__Objective__. Extract, in full, the lines below, beginning at the first and ending with the line that contains "from bokeh.resources import INLINE". Pictures do not belong in the copy.

__Extracted entries__.
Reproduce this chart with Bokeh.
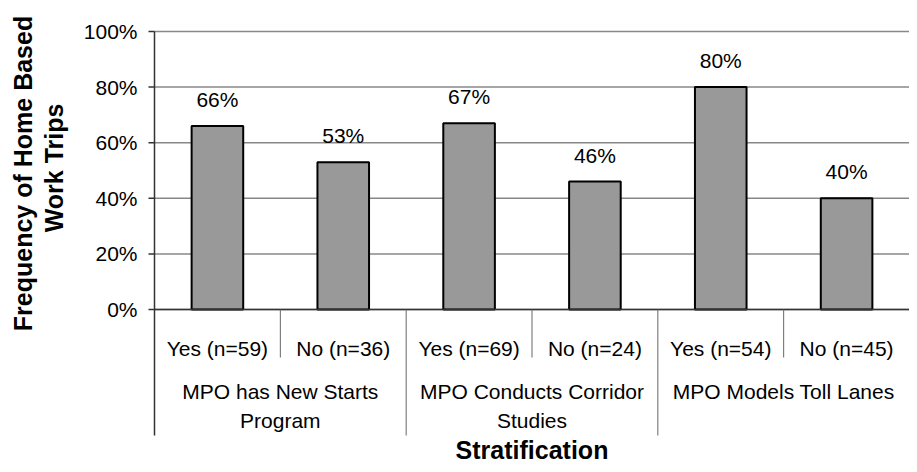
import math
from bokeh.plotting import figure
from bokeh.models import ColumnDataSource, Range1d, LabelSet
from bokeh.core.properties import value
from bokeh.embed import file_html
from bokeh.resources import INLINE

# ---- data ----
categories = ["Yes (n=59)", "No (n=36)", "Yes (n=69)", "No (n=24)", "Yes (n=54)", "No (n=45)"]
groups = ["MPO has New Starts\nProgram", "MPO Conducts Corridor\nStudies", "MPO Models Toll Lanes"]
values = [66, 53, 67, 46, 80, 40]
y_ticks = [0, 20, 40, 60, 80, 100]
y_tick_labels = [f"{t}%" for t in y_ticks]
y_title_lines = ["Frequency of Home Based", "Work Trips"]
x_title = "Stratification"

# ---- layout (pixels) ----
W, H = 909, 464
AX_L = 154          # pixel x of the category axis start
AX_ZERO = 309       # pixel y of 0%
PX_Y = 2.78         # pixels per percentage point
n = len(categories)
PX_X = (W - AX_L) / n


def dx(px):  # pixel offset -> x data units
    return px / PX_X


def dy(px):  # pixel offset -> y data units
    return px / PX_Y


FONT = "Liberation Sans"
xs = [i + 0.5 for i in range(n)]
gx = [2 * i + 1 for i in range(len(groups))]
y_axis_bottom = -dy(435 - AX_ZERO)

p = figure(width=W, height=H, output_backend="svg", toolbar_location=None,
           x_range=Range1d(-dx(AX_L), n), y_range=Range1d(-dy(H - AX_ZERO), dy(AX_ZERO)),
           min_border=0)
p.axis.visible = False
p.grid.visible = False
p.outline_line_color = None
p.background_fill_color = "white"
p.border_fill_color = "white"

# gridlines
p.segment(x0=[0] * len(y_ticks), x1=[n] * len(y_ticks), y0=y_ticks, y1=y_ticks,
          line_color="#888888", line_width=1.5)

# bars
src = ColumnDataSource(dict(x=xs, top=values, lab=[f"{v}%" for v in values], cat=categories))
p.vbar(x="x", top="top", width=0.41, bottom=0, source=src,
       fill_color="#999999", line_color="black", line_width=2)

# zero line and y axis line
p.segment(x0=[0], x1=[n], y0=[0], y1=[0], line_color="#333333", line_width=1.5)
p.segment(x0=[0], x1=[0], y0=[y_ticks[-1]], y1=[y_axis_bottom], line_color="#333333", line_width=1.5)

# y ticks and labels
p.segment(x0=[-dx(6)] * len(y_ticks), x1=[0] * len(y_ticks), y0=y_ticks, y1=y_ticks,
          line_color="#333333", line_width=1.5)
p.text(x=[-dx(17)] * len(y_ticks), y=y_ticks, text=y_tick_labels, text_align="right",
       text_baseline="middle", text_font=value(FONT), text_font_size="21px", text_color="black")

# data labels
p.add_layout(LabelSet(x="x", y="top", text="lab", source=src, y_offset=19,
                      text_align="center", text_baseline="alphabetic",
                      text_font=value(FONT), text_font_size="21px", text_color="black"))

# separators
sub_sep = [i for i in range(1, n) if i % 2 == 1]
grp_sep = [i for i in range(1, n) if i % 2 == 0]
p.segment(x0=sub_sep, y0=[0] * len(sub_sep), x1=sub_sep, y1=[-dy(48)] * len(sub_sep),
          line_color="#666666", line_width=1)
p.segment(x0=grp_sep, y0=[0] * len(grp_sep), x1=grp_sep, y1=[y_axis_bottom] * len(grp_sep),
          line_color="#666666", line_width=1)

# category labels
p.text(x=xs, y=[-dy(39)] * n, text=categories, text_align="center", text_baseline="alphabetic",
       text_font=value(FONT), text_font_size="21px", text_color="black")

# group labels
p.text(x=gx, y=[-dy(70)] * len(groups), text=groups, text_align="center", text_baseline="top",
       text_font=value(FONT), text_font_size="21px", text_color="black", text_line_height=1.3)

# y axis title (two lines)
p.text(x=[-dx(AX_L - 22), -dx(AX_L - 53)], y=[dy(AX_ZERO - 173), dy(AX_ZERO - 167.5)],
       text=y_title_lines, angle=math.pi / 2, text_align="center", text_baseline="middle",
       text_font=value(FONT), text_font_style="bold", text_font_size="25px", text_color="black")

# x axis title
p.text(x=[n / 2], y=[-dy(449 - AX_ZERO)], text=[x_title], text_align="center",
       text_baseline="middle", text_font=value(FONT), text_font_style="bold",
       text_font_size="25px", text_color="black")

open("out.html", "w").write(file_html(p, INLINE))
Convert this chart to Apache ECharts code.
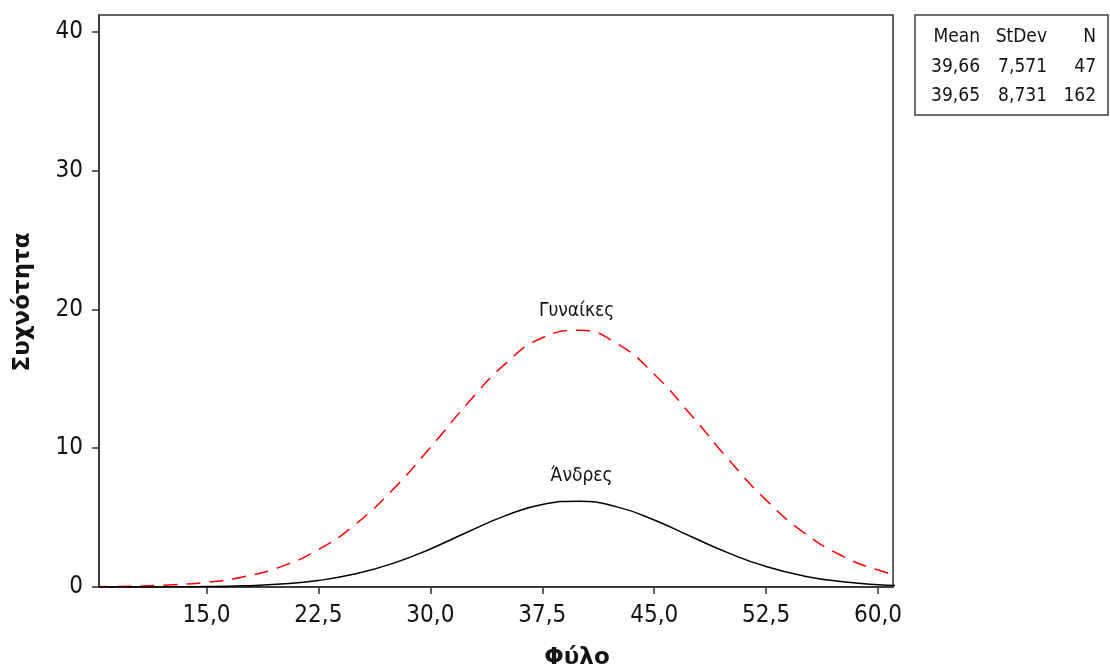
<!DOCTYPE html>
<html>
<head>
<meta charset="utf-8">
<title>Συχνότητα ανά Φύλο</title>
<script src="https://cdn.jsdelivr.net/npm/echarts@6/dist/echarts.min.js"></script>
<style>
  html, body { margin: 0; padding: 0; background: #fff; }
  #chart { width: 1110px; height: 671px; }
</style>
</head>
<body>
<div id="chart"></div>
<script>
// Ages at which the fitted frequency curves are sampled
const ages = [7.5, 10, 12.5, 15, 17.5, 20, 22.5, 25, 27.5, 30, 32.5, 35, 37.5,
              40, 42.5, 45, 47.5, 50, 52.5, 55, 57.5, 60, 62.5];

// Fitted frequency (bin width 2.5) for each group
const womenFreq = [0.02, 0.06, 0.15, 0.34, 0.74, 1.47, 2.69, 4.53, 7.03, 10.04, 13.23, 16.05, 17.95,
                   18.49, 17.54, 15.33, 12.35, 9.16, 6.26, 3.94, 2.29, 1.22, 0.60];
const menFreq = [0.00, 0.00, 0.01, 0.03, 0.09, 0.21, 0.47, 0.95, 1.70, 2.74, 3.96, 5.12, 5.94,
                 6.18, 5.77, 4.83, 3.62, 2.44, 1.47, 0.80, 0.39, 0.17, 0.07];

const seriesNames = ['Γυναίκες', 'Άνδρες'];

// Axis ticks
const xTicks = [15, 22.5, 30, 37.5, 45, 52.5, 60];
const yTicks = [0, 10, 20, 30, 40];

// Summary table
const statsHeader = ['Mean', 'StDev', 'N'];
const statsRows = [
  ['39,66', '7,571', '47'],
  ['39,65', '8,731', '162']
];

const FONT = "'DejaVu Sans Condensed', 'DejaVu Sans', sans-serif";
const TITLE_FONT = "'DejaVu Sans', sans-serif";
const AXIS_COLOR = '#333333';
const TEXT_COLOR = '#141414';

// Build [x, y] points; the peak point carries the curve's name as its label
function buildData(values, name, distance, dx) {
  let peak = 0;
  values.forEach((v, i) => { if (v > values[peak]) peak = i; });
  return values.map((v, i) => {
    const item = { value: [ages[i], v] };
    if (i === peak) {
      item.label = {
        show: true, position: 'top', distance: distance, offset: [dx, 0],
        formatter: name, fontFamily: FONT, fontSize: 19, color: TEXT_COLOR
      };
    }
    return item;
  });
}

// Summary table in the top-right corner
const tableCols = [980, 1047, 1096];     // right edges of the three columns
const tableRowsY = [37, 67, 96];
const tableChildren = [{
  type: 'rect',
  shape: { x: 915, y: 15, width: 193, height: 100 },
  style: { fill: '#fff', stroke: '#404040', lineWidth: 1.5 }
}];
[statsHeader].concat(statsRows).forEach((row, r) => {
  row.forEach((txt, c) => {
    tableChildren.push({
      type: 'text',
      x: tableCols[c], y: tableRowsY[r],
      style: {
        text: txt, fontFamily: FONT, fontSize: 19, fill: TEXT_COLOR,
        align: 'right', verticalAlign: 'middle'
      }
    });
  });
});

const chart = echarts.init(document.getElementById('chart'), null, { renderer: 'canvas' });

chart.setOption({
  animation: false,
  backgroundColor: '#fff',
  grid: {
    left: 99, right: 217, top: 15, bottom: 84,
    show: true, borderColor: AXIS_COLOR, borderWidth: 1.5, backgroundColor: 'transparent'
  },
  xAxis: {
    type: 'value', min: 7.8, max: 61,
    axisLine: { onZero: false, lineStyle: { color: AXIS_COLOR, width: 1.5 } },
    axisTick: { customValues: xTicks, length: 7, lineStyle: { color: AXIS_COLOR, width: 1.5 } },
    axisLabel: {
      customValues: xTicks, margin: 17,
      formatter: v => v.toFixed(1).replace('.', ','),
      fontFamily: FONT, fontSize: 24, color: TEXT_COLOR
    },
    splitLine: { show: false }
  },
  yAxis: {
    type: 'value', min: 0, max: 41.2,
    axisLine: { onZero: false, lineStyle: { color: AXIS_COLOR, width: 1.5 } },
    axisTick: { customValues: yTicks, length: 7, lineStyle: { color: AXIS_COLOR, width: 1.5 } },
    axisLabel: {
      customValues: yTicks, margin: 16,
      formatter: v => String(v),
      fontFamily: FONT, fontSize: 24, color: TEXT_COLOR
    },
    splitLine: { show: false }
  },
  graphic: [
    {
      type: 'text', x: 23, y: 302, rotation: Math.PI / 2,
      style: {
        text: 'Συχνότητα', fontFamily: TITLE_FONT, fontSize: 23, fontWeight: 'bold',
        fill: TEXT_COLOR, align: 'center', verticalAlign: 'middle'
      }
    },
    {
      type: 'text', x: 577, y: 658,
      style: {
        text: 'Φύλο', fontFamily: TITLE_FONT, fontSize: 23, fontWeight: 'bold',
        fill: TEXT_COLOR, align: 'center', verticalAlign: 'middle'
      }
    },
    { type: 'group', children: tableChildren }
  ],
  series: [
    {
      name: seriesNames[0], type: 'line', smooth: true, silent: true,
      symbol: 'circle', symbolSize: 0, showSymbol: true,
      clip: true,
      lineStyle: { color: '#ff0000', width: 1.5, type: [14, 9] },
      itemStyle: { color: '#ff0000' },
      data: buildData(womenFreq, seriesNames[0], 10, -3)
    },
    {
      name: seriesNames[1], type: 'line', smooth: true, silent: true,
      symbol: 'circle', symbolSize: 0, showSymbol: true,
      clip: true,
      lineStyle: { color: '#000000', width: 1.5 },
      itemStyle: { color: '#000000' },
      data: buildData(menFreq, seriesNames[1], 16, 2)
    }
  ]
});
</script>
</body>
</html>
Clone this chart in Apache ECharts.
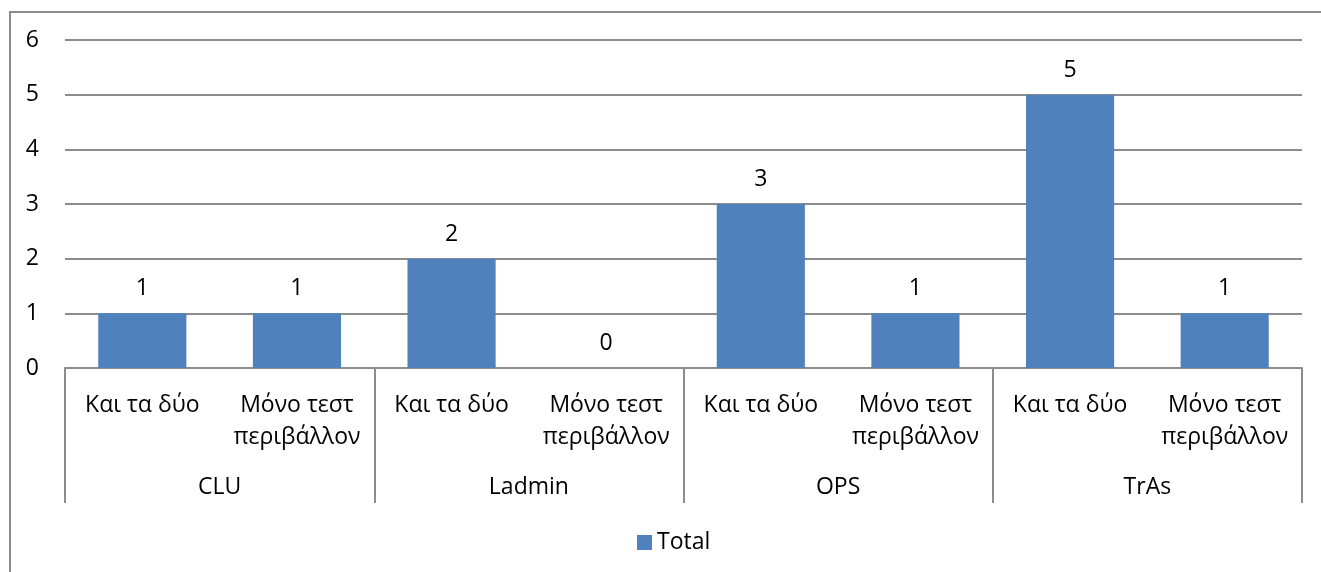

__Response to the task__.
Reproduce this chart with Bokeh.
import math
from bokeh.plotting import figure
from bokeh.models import ColumnDataSource, Range1d, LabelSet
from bokeh.core.properties import value
from bokeh.embed import file_html
from bokeh.resources import INLINE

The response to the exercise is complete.